In December of 1565, Pope Pius IV died, his one monumental achievement the resumption and successful conclusion of the Council of Trent. The man chosen to succeed Pius IV and upon whose shoulders rested the responsibility for carrying out the decrees of the council was Michael Ghislieri, a Dominican friar. It was the late pontiff's nephew St. Charles Borromeo who had been the driving force in the election of the new pope, for he recognized that a remarkable leader would be needed if the decrees of the council were to bear fruit.
Michael Ghislieri was a poor shepherd boy who entered the Dominicans at the age of fourteen, became a lecturer in philosophy and theology at Pavia, and very early became involved in the reform movement in the Church. His reforming labors brought him to the attention of other members of the reform movement, and he was given important positions in Como, Bergamo, and Rome. In 1556, he was consecrated bishop of Sutri and Nepi, and then to the diocese of Mondevi, lately ravaged by war. In a very short time, the diocese was flourishing and prosperous. His views on reform were often asked by the Holy Father, and he was noted for his boldness in expressing his views.
His holiness and austerity of life were notable, and he succeeded in bringing simplicity even into the papal household. He refused to wear the flowing garments of previous popes and insisted upon wearing his white Dominican habit even as head of the Church. To this day, the pope wears white, a custom begun by this Dominican pontiff.

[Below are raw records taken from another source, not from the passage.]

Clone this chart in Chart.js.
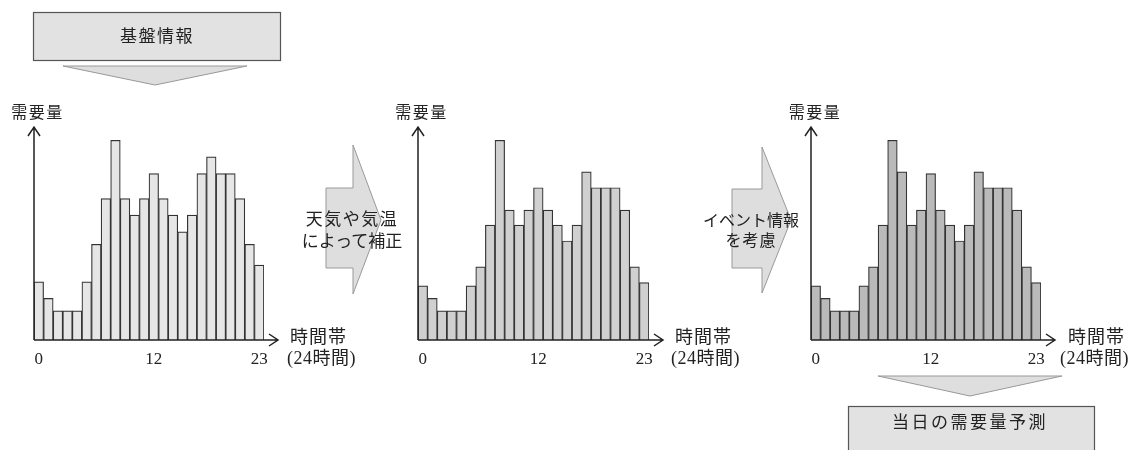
<!DOCTYPE html>
<html>
<head>
<meta charset="utf-8">
<script src="https://cdn.jsdelivr.net/npm/chart.js@4.4.1/dist/chart.umd.min.js"></script>
<style>
  html, body { margin:0; padding:0; background:#fff; }
  #wrap { position:relative; width:1142px; height:450px; overflow:hidden; }
  canvas, svg { position:absolute; left:0; top:0; }
  .t { position:absolute; white-space:nowrap; color:#222; line-height:1;
       font-family:"Liberation Serif","Noto Sans CJK JP",serif; font-weight:400; }
</style>
</head>
<body>
<div id="wrap">
<svg width="1142" height="450">
  <rect x="33.5" y="12.5" width="247" height="48" fill="#e2e2e2" stroke="#555" stroke-width="1.2"/>
  <polygon points="63,66 247,66 155,85" fill="#dedede" stroke="#999" stroke-width="1"/>
  <polygon points="326,188 353,188 353,145 381,220 353,294 353,268 326,268" fill="#dedede" stroke="#999" stroke-width="1"/>
  <polygon points="732,189 762,189 762,147 791,220 762,293 762,268 732,268" fill="#dedede" stroke="#999" stroke-width="1"/>
  <polygon points="878,376 1062,376 970,396" fill="#dedede" stroke="#999" stroke-width="1"/>
  <rect x="848.5" y="406.5" width="246" height="60" fill="#e2e2e2" stroke="#555" stroke-width="1.2"/>
</svg>
<canvas id="c1" width="1142" height="450"></canvas>
<canvas id="c2" width="1142" height="450"></canvas>
<canvas id="c3" width="1142" height="450"></canvas>
</div>
<script>
// ---- data ----
const hours = ['0','1','2','3','4','5','6','7','8','9','10','11','12','13','14','15','16','17','18','19','20','21','22','23'];
const tickLabels = ['0','12','23'];
const baseDemand      = [3.5,2.5,1.75,1.75,1.75,3.5,5.75,8.5,12,8.5,7.5,8.5,10,8.5,7.5,6.5,7.5,10,11,10,10,8.5,5.75,4.5];
const weatherAdjusted = [3.25,2.5,1.75,1.75,1.75,3.25,4.4,6.9,12,7.8,6.9,7.8,9.15,7.8,6.9,5.95,6.9,10.1,9.15,9.15,9.15,7.8,4.4,3.45];
const eventAdjusted   = [3.25,2.5,1.75,1.75,1.75,3.25,4.4,6.9,12,10.1,6.9,7.8,10,7.8,6.9,5.95,6.9,10.1,9.15,9.15,9.15,7.8,4.4,3.45];
const yMax = 12.8;

const axisArrows = {
  id: 'axisArrows',
  afterDatasetsDraw(chart) {
    const a = chart.chartArea, ctx = chart.ctx;
    ctx.save();
    ctx.strokeStyle = '#222';
    ctx.lineWidth = 1.5;
    ctx.beginPath();
    ctx.moveTo(a.left, a.bottom); ctx.lineTo(a.left, a.top);
    ctx.moveTo(a.left - 6, a.top + 9); ctx.lineTo(a.left, a.top); ctx.lineTo(a.left + 6, a.top + 9);
    const tip = a.right + 14;
    ctx.moveTo(a.left, a.bottom); ctx.lineTo(tip, a.bottom);
    ctx.moveTo(tip - 9, a.bottom - 6); ctx.lineTo(tip, a.bottom); ctx.lineTo(tip - 9, a.bottom + 6);
    ctx.stroke();
    ctx.restore();
  }
};

function makeChart(id, values, fill, padL, padR) {
  return new Chart(document.getElementById(id), {
    type: 'bar',
    data: { labels: hours, datasets: [{ data: values, backgroundColor: fill, borderColor: '#333',
      borderWidth: 1.2, categoryPercentage: 1, barPercentage: 1 }] },
    options: {
      responsive: false, animation: false,
      layout: { padding: { left: padL, right: padR, top: 127, bottom: 80 } },
      plugins: { legend: { display: false }, tooltip: { enabled: false } },
      scales: {
        x: {
          grid: { display: false, drawTicks: false }, border: { display: false },
          ticks: { autoSkip: false, maxRotation: 0, padding: 9, color: '#222',
            font: { family: 'Liberation Serif', size: 17 },
            callback: function(v) { const l = this.getLabelForValue(v); return tickLabels.includes(l) ? l : ''; } },
          afterFit(s) { s.height = 30; }
        },
        y: { display: false, min: 0, max: yMax }
      }
    },
    plugins: [axisArrows]
  });
}
makeChart('c1', baseDemand, '#e6e6e6', 34, 1142 - 264);
makeChart('c2', weatherAdjusted, '#d0d0d0', 418, 1142 - 649);
makeChart('c3', eventAdjusted, '#bababa', 811, 1142 - 1041);

// ---- text labels ----
const labels = [
  ['基盤情報', 157, 36, 17, 'center', 1.5],
  ['需要量', 37.5, 113, 16, 'center', 1.5],
  ['需要量', 421.5, 113, 16, 'center', 1.5],
  ['需要量', 815, 113, 16, 'center', 1.5],
  ['時間帯', 290, 337, 18, 'left', 1],
  ['(24時間)', 287, 358, 18, 'left', 0.5],
  ['時間帯', 675, 337, 18, 'left', 1],
  ['(24時間)', 671, 358, 18, 'left', 0.5],
  ['時間帯', 1068, 337, 18, 'left', 1],
  ['(24時間)', 1060, 358, 18, 'left', 0.5],
  ['天気や気温', 352, 219, 17, 'center', 1.5],
  ['によって補正', 352, 241, 17, 'center', 0],
  ['イベント情報', 751, 221, 16, 'center', 0],
  ['を考慮', 751, 241, 16, 'center', 1],
  ['当日の需要量予測', 970, 422, 17, 'center', 2.5]
];
const wrap = document.getElementById('wrap');
labels.forEach(([txt, x, y, fs, align, ls]) => {
  const d = document.createElement('div');
  d.className = 't';
  d.textContent = txt;
  d.style.fontSize = fs + 'px';
  d.style.letterSpacing = ls + 'px';
  d.style.top = (y - fs / 2) + 'px';
  d.style.left = x + 'px';
  if (align === 'center') d.style.transform = 'translateX(-50%)';
  wrap.appendChild(d);
});
</script>
</body>
</html>
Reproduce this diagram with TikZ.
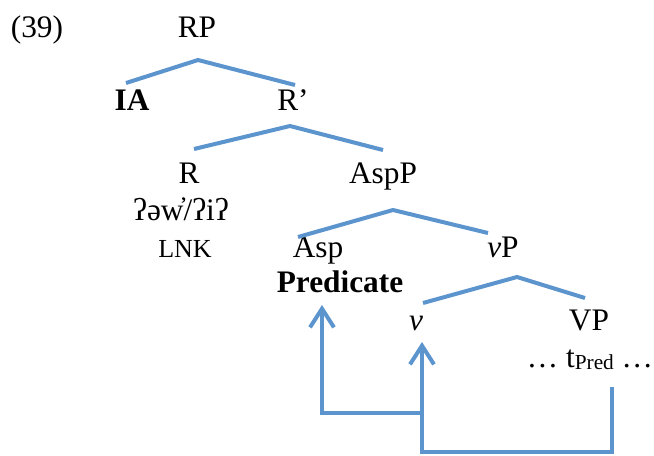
\documentclass[tikz,border=0pt]{standalone}
\usepackage{fontspec}
\setmainfont{Liberation Serif}
\usetikzlibrary{arrows.meta}
\definecolor{branchblue}{RGB}{92,148,206}
\tikzset{
	lbl/.style={anchor=base, inner sep=0pt, font=\fontsize{23.5}{28}\selectfont},
	br/.style={draw=branchblue, line width=3pt},
	mv/.style={br, -{Straight Barb[length=14pt,width=18pt]}}
}
\begin{document}
\begin{tikzpicture}[x=0.75pt,y=-0.75pt]
		\useasboundingbox (0,0) rectangle (654,455);
		\node[lbl] (ex) at (37,37) {(39)};
		\node[lbl] (rp) at (197,37) {RP};
		\node[lbl] (ia) at (132,110) {\bfseries IA};
		\node[lbl] (rbar) at (293,110) {R’};
		\node[lbl] (r) at (189,183) {R};
		\node[lbl] (rform) at (181,220) {ʔəw̓/ʔiʔ};
		\node[lbl,font=\fontsize{19.5}{23}\selectfont] (lnk) at (185,257) {LNK};
		\node[lbl] (aspp) at (383,183) {AspP};
		\node[lbl] (asp) at (318,257) {Asp};
		\node[lbl] (pred) at (340,292) {\bfseries Predicate};
		\node[lbl] (vp) at (503,257) {\textit{v}P};
		\node[lbl] (v) at (416,330) {\textit{v}};
		\node[lbl] (vbar) at (589,330) {VP};
		\node[lbl] (trace) at (590,367) {… t\raisebox{-1.5pt}{\fontsize{16}{16}\selectfont Pred} …};

		\coordinate (rp-l) at (126,83);
		\coordinate (rp-c) at (198,60);
		\coordinate (rp-r) at (295,85);
		\coordinate (rbar-l) at (194,149);
		\coordinate (rbar-c) at (290,126);
		\coordinate (rbar-r) at (383,150);
		\coordinate (aspp-l) at (298,237);
		\coordinate (aspp-c) at (393,210);
		\coordinate (aspp-r) at (488,233);
		\coordinate (vp-l) at (423,303);
		\coordinate (vp-c) at (517,277);
		\coordinate (vp-r) at (585,298);

		\draw[br] (rp-l) -- (rp-c) -- (rp-r);
		\draw[br] (rbar-l) -- (rbar-c) -- (rbar-r);
		\draw[br] (aspp-l) -- (aspp-c) -- (aspp-r);
		\draw[br] (vp-l) -- (vp-c) -- (vp-r);

		\coordinate (predfoot) at (322,305);
		\coordinate (vfoot) at (422,342);
		\coordinate (tfoot) at (612,387);
		\coordinate (j1) at (422,413);

		\draw[mv] (tfoot) -- ++(0,65) -| (vfoot);
		\draw[mv] (j1) -| (predfoot);
\end{tikzpicture}
\end{document}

The announced intention of St. Pius V was the carrying out of the decrees of the Council of Trent. He insisted that bishops reside in their diocese under pain of losing their revenues; he made a systematic reform of religious orders, established seminaries, held diocesan synods, and reformed the Breviary and Missal. He brought unity into divine worship, published catechisms, ordered a revision of the Latin Vulgate and revitalized the study of theology and canon law. During his pontificate, the Turks were definitively defeated at the battle of Lepanto, due, it was said, to the prayers of the pope.
Pius V died in 1572, at the age of sixty-eight, deeply grieved by the troubles besieging the whole Church. He was canonized by Pope Clement XI in 1712.